Abstract:
The Accommodation Supplement (AS) is a means-tested direct cash allowance to assist low- and
middle-income households in the private residential market in New Zealand. Generally, housing
allowances are argued to be inflationary due to the programmes reliance on the market to satisfy
the ‘subsidized’ demand. This argument makes it market distortionary a priori. I deconstruct the
modern housing allowance algorithm (for rent) and challenge its commonly held notions in
literature. My theoretical contribution posits that housing allowances are not a price variable, and
neither are they a permanent income add-on to a household’s intertemporal budget constraint. I
show that the AS functions similar to a negative income (and wealth) tax (NIT) where the subsidy,
in general, is generated inversely to income and wealth and diminishes over time with higher
savings and incomes. Theory eludes us under the housing allowance context. My academic
contribution provides an augmented demand framework for rental housing at the household level.
To this end, I analyse the full Household Economic Survey (HES) data for 2008, 2011, 2014, 2017
to understand housing consumption behaviour by income quintiles. Housing demand, it seems,
follows the Schwabe’s law. For a microeconometric empirical analysis, I employ a ‘fixed-effects’

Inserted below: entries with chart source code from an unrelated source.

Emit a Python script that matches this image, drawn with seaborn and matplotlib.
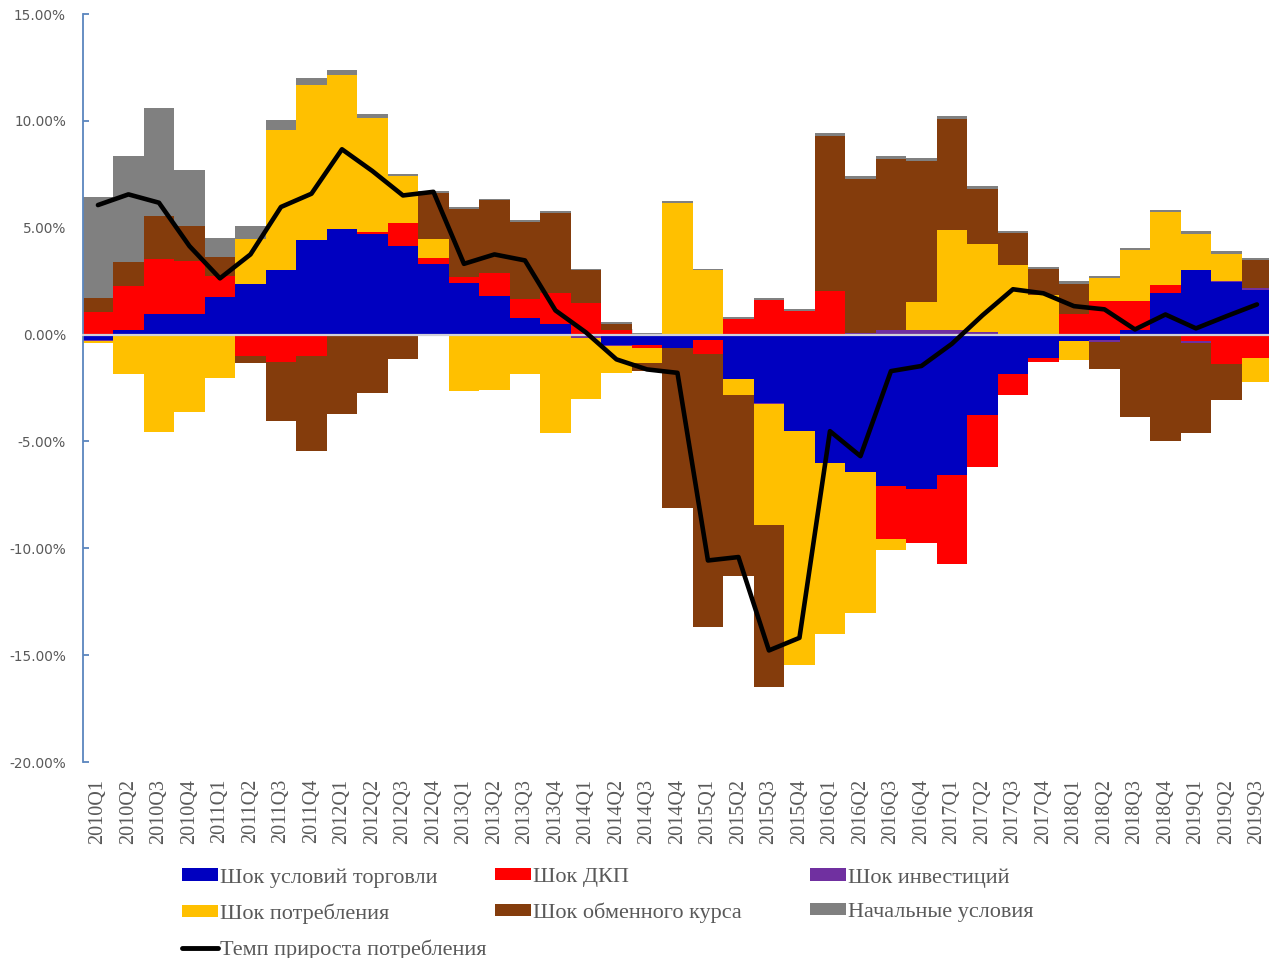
import numpy as np
import pandas as pd
import matplotlib
matplotlib.use("Agg")
import matplotlib.pyplot as plt
from matplotlib.patches import Patch
from matplotlib.lines import Line2D
from matplotlib.ticker import FuncFormatter, MultipleLocator, FixedLocator
import seaborn as sns

# ---- data: shock decomposition of consumption growth, % ----
quarters = [f"{y}Q{q}" for y in range(2010, 2020) for q in range(1, 5)][:39]

terms_of_trade = [-0.25, 0.20, 0.95, 0.95, 1.75, 2.35, 3.00, 4.41, 4.95, 4.69,
                  4.14, 3.28, 2.42, 1.80, 0.79, 0.50, -0.05, -0.50, -0.50, -0.62,
                  -0.26, -2.07, -3.19, -4.52, -6.00, -6.42, -7.09, -7.21, -6.58, -3.78,
                  -1.86, -1.09, -0.30, -0.27, 0.23, 1.95, 3.02, 2.46, 2.07]
monetary = [1.07, 2.06, 2.57, 2.49, 0.99, -1.00, -1.27, -1.00, -0.08, 0.11,
            1.06, 0.31, 0.27, 1.09, 0.89, 1.43, 1.46, 0.20, -0.12, 0.00,
            -0.67, 0.71, 1.61, 1.10, 2.04, 0.00, -2.49, -2.53, -4.17, -2.42,
            -0.97, -0.18, 0.97, 1.57, 1.33, 0.39, -0.31, -1.36, -1.11]
investment = [-0.03, -0.03, -0.02, -0.02, -0.02, 0.02, 0.00, 0.00, 0.00, 0.00,
              0.00, 0.00, 0.00, 0.00, 0.00, 0.00, -0.10, -0.05, 0.00, -0.03,
              0.00, 0.00, -0.05, 0.00, 0.00, 0.08, 0.20, 0.20, 0.23, 0.10,
              0.00, 0.00, 0.00, -0.10, -0.08, -0.08, -0.08, 0.03, 0.09]
consumption = [-0.12, -1.80, -4.52, -3.58, -2.02, 2.10, 6.57, 7.27, 7.19, 5.35,
               2.22, 0.90, -2.64, -2.60, -1.86, -4.62, -2.85, -1.24, -0.70, 6.17,
               3.00, -0.78, -5.66, -10.95, -8.00, -6.63, -0.52, 1.33, 4.68, 4.14,
               3.27, 1.87, -0.90, 1.06, 2.38, 3.40, 1.70, 1.30, -1.11]
exchange_rate = [0.62, 1.13, 2.03, 1.64, 0.89, -0.35, -2.78, -4.45, -3.65, -2.72,
                 -1.12, 2.14, 3.17, 3.39, 3.59, 3.76, 1.57, 0.30, -0.39, -7.45,
                 -12.76, -8.45, -7.60, 0.00, 7.25, 7.20, 8.02, 6.61, 5.20, 2.59,
                 1.48, 1.20, 1.41, -1.23, -3.80, -4.90, -4.23, -1.71, 1.32]
initial = [4.74, 4.96, 5.06, 2.60, 0.90, 0.61, 0.47, 0.34, 0.24, 0.15,
           0.10, 0.11, 0.11, 0.07, 0.07, 0.07, 0.05, 0.08, 0.06, 0.08,
           0.09, 0.11, 0.09, 0.08, 0.12, 0.12, 0.12, 0.12, 0.12, 0.14,
           0.11, 0.11, 0.12, 0.11, 0.11, 0.11, 0.12, 0.14, 0.12]
growth = [6.06, 6.56, 6.17, 4.14, 2.63, 3.75, 5.97, 6.59, 8.67, 7.65,
          6.51, 6.68, 3.31, 3.75, 3.47, 1.13, 0.10, -1.16, -1.63, -1.79,
          -10.57, -10.41, -14.78, -14.19, -4.52, -5.69, -1.71, -1.47, -0.43, 0.90,
          2.12, 1.93, 1.33, 1.18, 0.24, 0.94, 0.29, 0.86, 1.41]

series_names = ["Шок условий торговли", "Шок ДКП", "Шок инвестиций",
                "Шок потребления", "Шок обменного курса", "Начальные условия"]
line_name = "Темп прироста потребления"
series_values = [terms_of_trade, monetary, investment, consumption,
                 exchange_rate, initial]
colors = ["#0000C0", "#FF0000", "#7030A0", "#FFC000", "#843C0C", "#808080"]

# ---- figure ----
sns.set_style("white")
plt.rcParams["font.family"] = ["DejaVu Sans"]

W, H = 1269, 958
fig = plt.figure(figsize=(W / 100, H / 100), dpi=100)
ax_left, ax_top, ax_bottom = 82.7, 14, 762
ax = fig.add_axes([ax_left / W, 1 - ax_bottom / H,
                   (W - ax_left) / W, (ax_bottom - ax_top) / H])

n = len(quarters)
pos_base = np.zeros(n)
neg_base = np.zeros(n)
for name, vals, col in zip(series_names, series_values, colors):
    v = np.asarray(vals, dtype=float)
    pos = np.where(v > 0, v, 0.0)
    neg = np.where(v < 0, v, 0.0)
    sns.barplot(x=quarters, y=pos, order=quarters, bottom=pos_base, color=col,
                width=1.0, saturation=1, errorbar=None, linewidth=0, ax=ax,
                zorder=1)
    sns.barplot(x=quarters, y=neg, order=quarters, bottom=neg_base, color=col,
                width=1.0, saturation=1, errorbar=None, linewidth=0, ax=ax,
                zorder=1)
    pos_base += pos
    neg_base += neg

sns.lineplot(x=np.arange(n), y=growth, color="black", linewidth=3.3,
             ax=ax, zorder=4, sort=False)

# ---- axes styling ----
ax.set_ylim(-20, 15)
ax.set_xlim(-0.5, n - 0.5 - 3.2 / 30.5)
ax.set_xlabel("")
ax.set_ylabel("")
for s in ["top", "right"]:
    ax.spines[s].set_visible(False)
axis_blue = "#5B86BE"
ax.spines["left"].set_color(axis_blue)
ax.spines["left"].set_linewidth(1.3)
ax.spines["bottom"].set_position(("data", 0))
ax.spines["bottom"].set_color("#D0D0D8")
ax.spines["bottom"].set_linewidth(1.6)
ax.spines["bottom"].set_zorder(3)

ax.yaxis.set_major_locator(MultipleLocator(5))
ax.yaxis.set_major_formatter(FuncFormatter(lambda v, p: f"{v:.2f}%"))
ax.tick_params(axis="y", direction="in", length=4, width=1.3, color=axis_blue,
               labelsize=9.8, labelcolor="#595959", pad=12, left=True)

# category separators on the zero line every two quarters
ax.xaxis.set_minor_locator(FixedLocator(np.arange(1.5, n - 1, 2)))
ax.tick_params(axis="x", which="minor", direction="in", length=4.5, width=1.2,
               color="#D0D0D8", bottom=True)
ax.tick_params(axis="x", which="major", length=0, labelbottom=False)

sec = ax.secondary_xaxis(0.0)
sec.set_xticks(np.arange(n))
sec.set_xticklabels(quarters, rotation=90, family="Liberation Serif",
                    fontsize=14.5, color="#595959")
sec.tick_params(length=0, pad=12)
sec.spines["bottom"].set_visible(False)
ax.grid(False)

# ---- legend in three columns ----
handles = [Patch(facecolor=c, edgecolor="none") for c in colors]
line_handle = Line2D([], [], color="black", linewidth=3.5)
legend_cols = [
    ([handles[0], handles[3], line_handle], [series_names[0], series_names[3], line_name], 182),
    ([handles[1], handles[4]], [series_names[1], series_names[4]], 495),
    ([handles[2], handles[5]], [series_names[2], series_names[5]], 810),
]
for hs, ls, x0 in legend_cols:
    leg = fig.legend(hs, ls, loc="upper left", bbox_to_anchor=(x0 / W, 1 - 868 / H),
                     frameon=False, borderpad=0, borderaxespad=0,
                     handlelength=1.6, handleheight=0.47, handletextpad=0.13,
                     labelspacing=0.7,
                     prop={"family": "Liberation Serif", "size": 16})
    for t in leg.get_texts():
        t.set_color("#595959")

fig.savefig("out.png", dpi=100)
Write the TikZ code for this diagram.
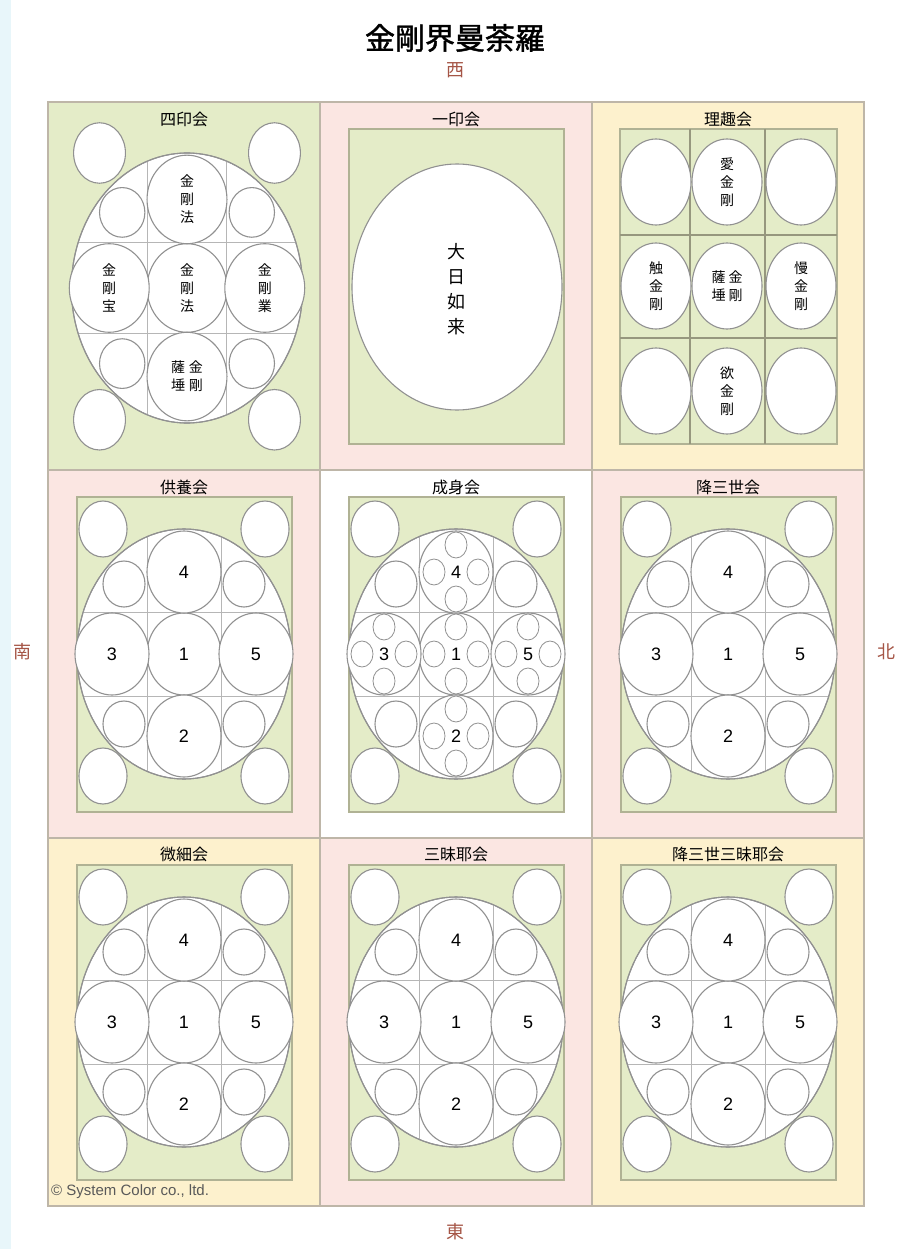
\documentclass[tikz,border=0pt]{standalone}
\usepackage{fontspec}
\setmainfont{Noto Sans CJK JP}
\newfontfamily\titlefont{Noto Sans CJK JP}[FakeBold=1.5]
\newfontfamily\latin{Liberation Sans}
\usetikzlibrary{positioning}

\definecolor{kgreen}{RGB}{228,236,200}
\definecolor{kpink}{RGB}{251,230,226}
\definecolor{kyellow}{RGB}{253,241,205}
\definecolor{framegray}{RGB}{190,182,168}
\definecolor{innergray}{RGB}{176,178,148}
\definecolor{circgray}{RGB}{145,145,145}
\definecolor{gridgray}{RGB}{182,182,182}
\definecolor{dirred}{RGB}{165,85,70}
\definecolor{edgecyan}{RGB}{232,246,250}

\tikzset{
	every node/.style={
		inner sep=1pt
	},
	hall/.style={draw=framegray, line width=1.5pt},
	inner/.style={fill=kgreen, draw=innergray, line width=1.2pt},
	disc/.style={fill=white, draw=circgray, line width=1.1pt},
	minidisc/.style={draw=circgray, line width=0.8pt},
	gridline/.style={draw=gridgray, line width=1pt},
	rigrid/.style={draw=innergray!85!black, line width=1.2pt},
	hallname/.style={font=\fontsize{16}{16}\selectfont},
	num/.style={font=\latin\fontsize{18}{18}\selectfont},
	vtext/.style={align=center, inner sep=0pt, font=\fontsize{14}{18}\selectfont},
	dir/.style={text=dirred, font=\fontsize{18}{18}\selectfont},
}

% disc of one hall: corner circles, big ellipse, grid, circles
\newcommand{\kaidisc}[3]{%
	\begin{scope}[shift={(#1,#2)}, scale=#3]
		\foreach \sx/\sy in {-81/-125,81/-125,-81/122,81/122}
			\path[disc] (\sx,\sy) ellipse [x radius=24, y radius=28];
		\path[disc] (0,0) ellipse [x radius=107, y radius=125];
		\begin{scope}
			\clip (0,0) ellipse [x radius=107, y radius=125];
			\draw[gridline] (-37,-130) -- (-37,130) (37,-130) -- (37,130)
				(-110,-42) -- (110,-42) (-110,42) -- (110,42);
		\end{scope}
		\path[draw=circgray, line width=1.1pt] (0,0) ellipse [x radius=107, y radius=125];
		\foreach \sx/\sy in {-60/-70,60/-70,-60/70,60/70}
			\path[disc] (\sx,\sy) ellipse [x radius=21, y radius=23];
		\foreach \sx/\sy in {0/0,0/-82,0/82,-72/0,72/0}
			\path[disc] (\sx,\sy) ellipse [x radius=37, y radius=41];
	\end{scope}}

\newcommand{\kainums}[3]{%
	\foreach \n/\dx/\dy in {1/0/0,2/0/82,3/-72/0,4/0/-82,5/72/0}
		\node[num] (#1-\n) at (#2+\dx,#3+\dy) {\n};}

\begin{document}
\begin{tikzpicture}[x=1pt, y=-1pt]
	\useasboundingbox (0,0) rectangle (896,1249);
	\fill[white] (0,0) rectangle (896,1249);
	\fill[edgecyan] (0,0) rectangle (11,1249);
	
	% halls
	\foreach \col/\row/\clr in {0/0/kgreen,1/0/kpink,2/0/kyellow,0/1/kpink,1/1/white,2/1/kpink,0/2/kyellow,1/2/kpink,2/2/kyellow}
		\path[hall, fill=\clr] (48+272*\col,102+368*\row) rectangle +(272,368);
	
	\foreach \name/\x/\y/\txt in {shiin/184/119/四印会, ichiin/456/119/一印会, rishu/728/119/理趣会,
		kuyo/184/487/供養会, jojin/456/487/成身会, gozanze/728/487/降三世会,
		misai/184/854/微細会, sanmaya/456/854/三昧耶会, gosanmaya/728/854/降三世三昧耶会}
		\node[hallname] (\name) at (\x,\y) {\txt};
	
	% 四印会
	\kaidisc{187}{288}{1.08}
	\begin{scope}[shift={(187,288)}, scale=1.08]
		\node[vtext] (shiin-w) at (0,-82) {金\\剛\\法};
		\node[vtext] (shiin-c) at (0,0) {金\\剛\\法};
		\node[vtext] (shiin-s) at (-72,0) {金\\剛\\宝};
		\node[vtext] (shiin-n) at (72,0) {金\\剛\\業};
		\node[vtext] (shiin-e) at (0,82) {薩\hspace{4pt}金\\埵\hspace{4pt}剛};
	\end{scope}
	
	% 一印会
	\path[inner] (349,129) rectangle (564,444);
	\path[disc] (457,287) ellipse [x radius=105, y radius=123];
	\node[vtext, font=\fontsize{18}{25}\selectfont] (dainichi) at (456,289) {大\\日\\如\\来};
	
	% 理趣会
	\path[inner] (620,129) rectangle (837,444);
	\draw[rigrid] (690,129) -- (690,444) (765,129) -- (765,444)
		(620,235) -- (837,235) (620,338) -- (837,338);
	\foreach \x in {656,727,801}
		\foreach \y in {182,286,391}
			\path[disc] (\x,\y) ellipse [x radius=35, y radius=43];
	\node[vtext] (rishu-w) at (727,182) {愛\\金\\剛};
	\node[vtext] (rishu-s) at (656,286) {触\\金\\剛};
	\node[vtext] (rishu-c) at (727,286) {薩\hspace{3pt}金\\埵\hspace{3pt}剛};
	\node[vtext] (rishu-n) at (801,286) {慢\\金\\剛};
	\node[vtext] (rishu-e) at (727,391) {欲\\金\\剛};
	
	% the six numbered halls
	\foreach \name/\cx/\cy in {kuyo/184/654, jojin/456/654, gozanze/728/654,
		misai/184/1022, sanmaya/456/1022, gosanmaya/728/1022} {
		\path[inner] (\cx-107,\cy-157) rectangle (\cx+108,\cy+158);
		\kaidisc{\cx}{\cy}{1}
		\kainums{\name}{\cx}{\cy}
	}
	
	% 成身会: four small circles in each circle
	\begin{scope}[shift={(456,654)}]
		\foreach \mx/\my in {0/0,0/-82,0/82,-72/0,72/0}
			\foreach \dx/\dy in {0/-27,0/27,-22/0,22/0}
				\path[minidisc] (\mx+\dx,\my+\dy) ellipse [x radius=11, y radius=13];
	\end{scope}
	
	% title and directions
	\node[font=\titlefont\fontsize{30}{30}\selectfont] (title) at (455,38) {金剛界曼荼羅};
	\node[dir] (west) [below=8pt of title] {西};
	\node[dir] (south) at (22,652) {南};
	\node[dir] (north) at (886,652) {北};
	\node[dir] (east) at (455,1232) {東};
	\node[font=\latin\fontsize{15}{15}\selectfont, text=black!65, anchor=west] (credit) at (50,1192) {© System Color co., ltd.};
	
\end{tikzpicture}
\end{document}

model. Using New Zealand Census panel data (2006 and 2013) and aggregating nearly 1,500
census Area Units (AU), my study manages to cover over 90% of households. My housing
allowance data is the complete universe of subsidy recipients at the Area Unit level providing data
for both, demand for or participation in the scheme and cost of or redistribution of incomes under
the subsidy scheme. In a natural experiment setting I exploit these ‘plausibly exogenous’ variations
in demand and expenditure on the subsidy alongside variations in rents experienced post Global
Financial Crisis with additional controls for drivers of rent. I extend the empirical model to control,
as well, for spatial interactions between Area Units that are not time invariant via a Geographically
Weighted Regression (GWR) to complement the analysis. Contrary to what is argued in the
literature, I find statistically significant results for the increase in the subsidy’s demand and cost at
the submarket level to affect market rents negatively across the New Zealand rental housing
markets over the study period (2006-2013). For low-income renters the subsidy, over time, did not
have a statistically significant impact on their rents. As per my thesis, the presence of such monies
signals more pronounced poverty or ‘systemic poverty’ of a cohort at the housing submarket level.
Poor renters rent low, can have tenure discounts, and are susceptible to be part of the filtering stock. The cross-section results reinforce this. For policy, I construct an index to identify and
manage the scheme’s objectives. I uncover evidence of the subsidy’s distribution across
households to influence aggregate consumption demand for food. This effectively captures the
incidence of the housing cash transfer suggesting welfare gains.